I went outside to check and saw several cows in the outer yard, but they got spooked and ran off. I didn’t want to take a chance of them getting hurt in the dark, so I just closed up the gates to the inner yard. I then sent a message to the renter, rather than phoning, because it really isn’t an urgent thing. I’m glad I did it that way, because their small children were in bed already.
So when I did my morning rounds, I checked out the outer yard fence line. Usually, they break through the gate opening near the barn. I currently have a chain across it – the chain we used across the driveway until we could repair and return the gate our vandal damaged – that has reflective rope wrapped around. I could see hoof prints in the frost on our side of the fence, but not on the other side. The renter’s electric fence wire, however, was loose and clearly broken somewhere.

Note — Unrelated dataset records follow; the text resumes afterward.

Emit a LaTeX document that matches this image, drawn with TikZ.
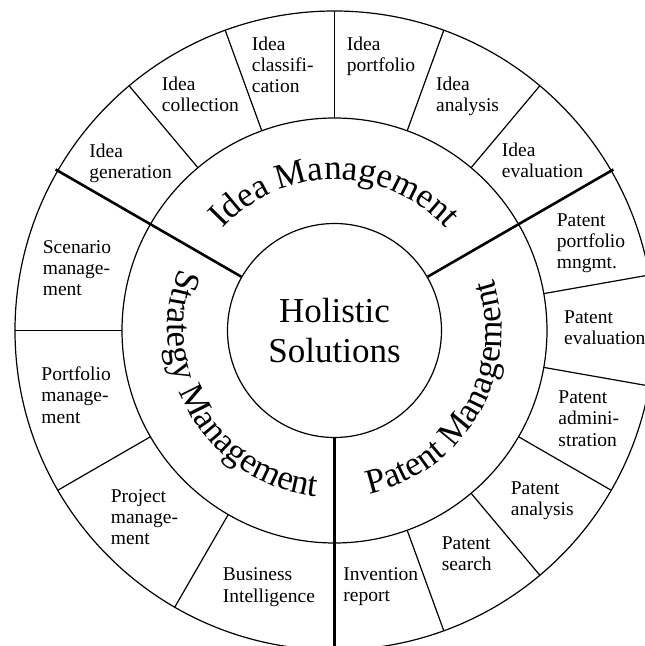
\documentclass[tikz,border=0pt]{standalone}
\usepackage{fontspec}
\setmainfont{Liberation Serif}
\usetikzlibrary{decorations.text}
\newcommand{\smallsz}{\fontsize{19.5}{21.2}\selectfont}
\newcommand{\bigsz}{\fontsize{35}{40.6}\selectfont}
\begin{document}
\begin{tikzpicture}[x=1pt,y=1pt,
  thinline/.style={line width=1.2pt},
  thickline/.style={line width=2.6pt},
  item/.style={anchor=north west, inner sep=0pt, align=left, font=\smallsz},
  arclabel/.style={decorate, decoration={text along path, text align=center, text={|\bigsz|#1}}}]
\clip (-334.5,-315.5) rectangle (310.5,330.5);
% rings
\draw[thinline] (0,0) circle[radius=319.5];
\draw[thinline] (0,0) circle[radius=212.5];
\node[circle, draw, thinline, minimum size=214pt, inner sep=0pt, font=\bigsz, align=center] (hub) at (0,0) {Holistic\\Solutions};
% outer ends of the main dividers
\coordinate (o30) at (30:322);
\coordinate (o150) at (150:322);
\coordinate (o270) at (270:322);
\draw[thickline] (hub.30) -- (o30);
\draw[thickline] (hub.150) -- (o150);
\draw[thickline] (hub.270) -- (o270);
% thin dividers of the outer ring
\foreach \a in {130,110,90,70,50,10,-10,-30,-50,-70,180,210,240}
  \draw[thinline] (\a:212.5) -- (\a:319.5);
% curved labels
\path[arclabel={Idea Management}] (150:151) arc[start angle=150, end angle=30, radius=151];
\path[arclabel={Strategy Management}] (151:167) arc[start angle=151, end angle=271, radius=167];
\path[arclabel={Patent Management}] (-90:167) arc[start angle=-90, end angle=30, radius=167];
% outer ring items
\node[item] (i1) at (-245.2,186.8) {Idea\\generation};
\node[item] (i2) at (-172.8,253.8) {Idea\\collection};
\node[item] (i3) at (-82.8,293.8) {Idea\\classifi-\\cation};
\node[item] (i4) at (12.2,293.8) {Idea\\portfolio};
\node[item] (i5) at (101.5,253.8) {Idea\\analysis};
\node[item] (i6) at (167.2,187.8) {Idea\\evaluation};
\node[item] (p1) at (222.2,117.1) {Patent\\portfolio\\mngmt.};
\node[item] (p2) at (229.5,19.8) {Patent\\evaluation};
\node[item] (p3) at (223.8,-60.2) {Patent\\admini-\\stration};
\node[item] (p4) at (176.2,-151.2) {Patent\\analysis};
\node[item] (p5) at (107.2,-206.2) {Patent\\search};
\node[item] (p6) at (8.8,-236.9) {Invention\\report};
\node[item] (s1) at (-291.8,90.5) {Scenario\\manage-\\ment};
\node[item] (s2) at (-293.2,-36.2) {Portfolio\\manage-\\ment};
\node[item] (s3) at (-223.8,-158.9) {Project\\manage-\\ment};
\node[item] (s4) at (-111.8,-237.2) {Business\\Intelligence};
\end{tikzpicture}
\end{document}
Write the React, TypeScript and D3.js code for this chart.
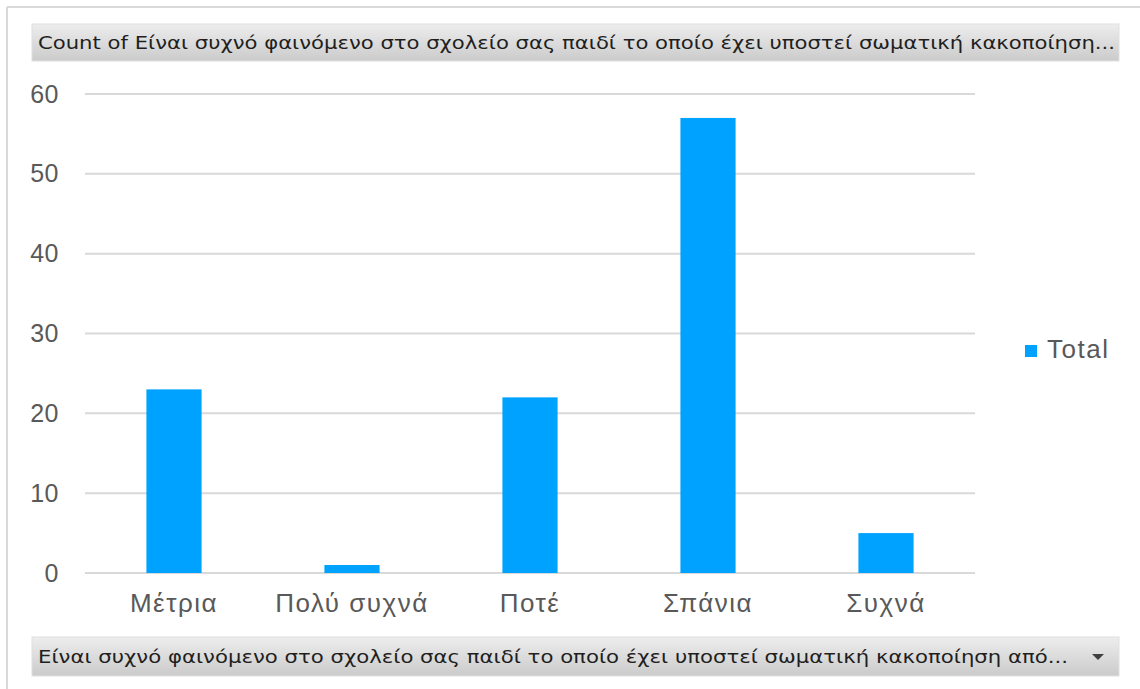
import React from "react";
import * as d3 from "d3";

const categories = ["Μέτρια", "Πολύ συχνά", "Ποτέ", "Σπάνια", "Συχνά"];
const totals = [23, 1, 22, 57, 5];
const yTicks = [0, 10, 20, 30, 40, 50, 60];
const titleText = "Count of Είναι συχνό φαινόμενο στο σχολείο σας παιδί το οποίο έχει υποστεί σωματική κακοποίηση...";
const axisFieldText = "Είναι συχνό φαινόμενο στο σχολείο σας παιδί το οποίο έχει υποστεί σωματική κακοποίηση από...";
const legendLabel = "Total";

const W = 1140;
const H = 689;
const plot = { left: 85, right: 975, top: 94, bottom: 573 };

export default function App() {
  const x = d3.scaleBand<string>().domain(categories).range([plot.left, plot.right]).paddingInner(0.69).paddingOuter(0.345);
  const y = d3.scaleLinear().domain([0, 60]).range([plot.bottom, plot.top]);
  const barColor = "#00A2FF";
  const labelFont = "'Liberation Sans', Arial, sans-serif";
  const boxFont = "'DejaVu Sans', Tahoma, sans-serif";
  return (
    <svg width={W} height={H} style={{ position: "absolute", left: 0, top: 0 }}>
      <defs>
        <linearGradient id="boxGrad" x1="0" y1="0" x2="0" y2="1">
          <stop offset="0" stopColor="#ededed" />
          <stop offset="1" stopColor="#cbcbcb" />
        </linearGradient>
      </defs>
      <rect x={0} y={0} width={W} height={H} fill="#ffffff" />
      <line x1={7} y1={7} x2={W} y2={7} stroke="#d9d9d9" strokeWidth={2} />
      <line x1={7} y1={7} x2={7} y2={H} stroke="#d9d9d9" strokeWidth={2} />

      <rect x={32} y={24} width={1087} height={37} fill="url(#boxGrad)" stroke="#e0e0e0" strokeWidth={1} />
      <text x={38} y={49} fontFamily={boxFont} fontSize={17.5} fill="#1f1f1f" textLength={1077} lengthAdjust="spacingAndGlyphs">{titleText}</text>

      {yTicks.map((t) => (
        <g key={t}>
          <line x1={plot.left} x2={plot.right} y1={y(t)} y2={y(t)} stroke="#d9d9d9" strokeWidth={2} />
          <text x={59} y={y(t) + 8.5} textAnchor="end" fontFamily={labelFont} fontSize={25} letterSpacing={0.5} fill="#595959">{t}</text>
        </g>
      ))}

      {categories.map((c, i) => (
        <g key={c}>
          <rect x={x(c)} y={y(totals[i])} width={x.bandwidth()} height={y(0) - y(totals[i])} fill={barColor} />
          <text x={(x(c) as number) + x.bandwidth() / 2} y={612} textAnchor="middle" fontFamily={labelFont} fontSize={26} letterSpacing={1.5} fill="#595959">{c}</text>
        </g>
      ))}

      <rect x={1025} y={345} width={12} height={12} fill={barColor} />
      <text x={1047} y={358} fontFamily={labelFont} fontSize={26} letterSpacing={1.5} fill="#595959">{legendLabel}</text>

      <rect x={32} y={637} width={1087} height={39} fill="url(#boxGrad)" stroke="#e0e0e0" strokeWidth={1} />
      <text x={38} y={663} fontFamily={boxFont} fontSize={17.5} fill="#1f1f1f" textLength={1030} lengthAdjust="spacingAndGlyphs">{axisFieldText}</text>
      <path d="M1092,654 L1104,654 L1098,660 Z" fill="#404040" />
    </svg>
  );
}
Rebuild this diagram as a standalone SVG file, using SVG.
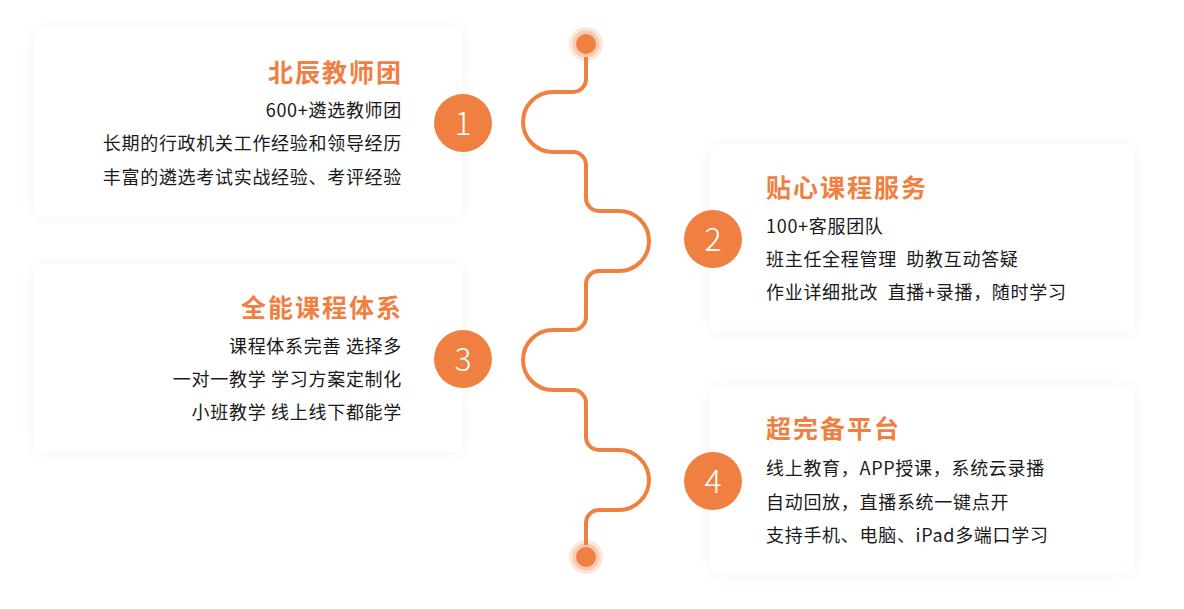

There was one other obvious place to check.
Sure enough, this is where they came through, as you can see by the trampled grass and tracks in the frost.
There is no barbed wire in this section of the fence, nor the one to the right. The wire starts up again at a post that is off frame. This is clearly by design, as the wire is wrapped securely around the post it ends at (you can sort of see it on the post on the left).
The white pipe coming out of the ground near the tree is where our septic tank’s grey water is expelled. It’s unfortunate that willow was planted so close to it. We will have to keep a close eye on the area, because the roots could mess up the buried pipes. The remains of a fence surrounds this entire low area, and my guess is that this section of fence was left open to access the septic field.
Which was a great idea, but no one maintained or repaired the fence around the septic field.
So now, the only thing keeping the cows out is the renter’s electric fence. You can just see the orange colour at the top of one of the supports for the wire, next to the fence post on the right. I couldn’t see the wire at all, so it would be somewhere in the grass.
The rent will come by to fix the electric fence when they can; I made sure to tell them there is no hurry. I don’t mind the cows grazing down the overgrown areas in the outer yard! I didn’t see them this morning, though I could hear them. They have not been back here for long. The herd is being rotated a lot faster than usual, as the renters are trying to keep them on grass for as long as possible, while the weather holds, but there just isn’t a whole lot of it. The grass certainly recovered well when the rains finally came, but nothing like what there would have been had we not gone through such extreme heat and dryness this past summer. Part of the deal with the renter is that they maintain the fences. It’s such a mess here, though, just to access it. The cows don’t even usually go here at all, so it was very unusual for them to break through here, and they only would have done that if the electric fence stopped working. Which happens every now and then.
I look forward to when we can finally clean up in this area. This is mostly a “hire burly, able bodied people with equipment” sort of job, though, and other things are higher on the priority list.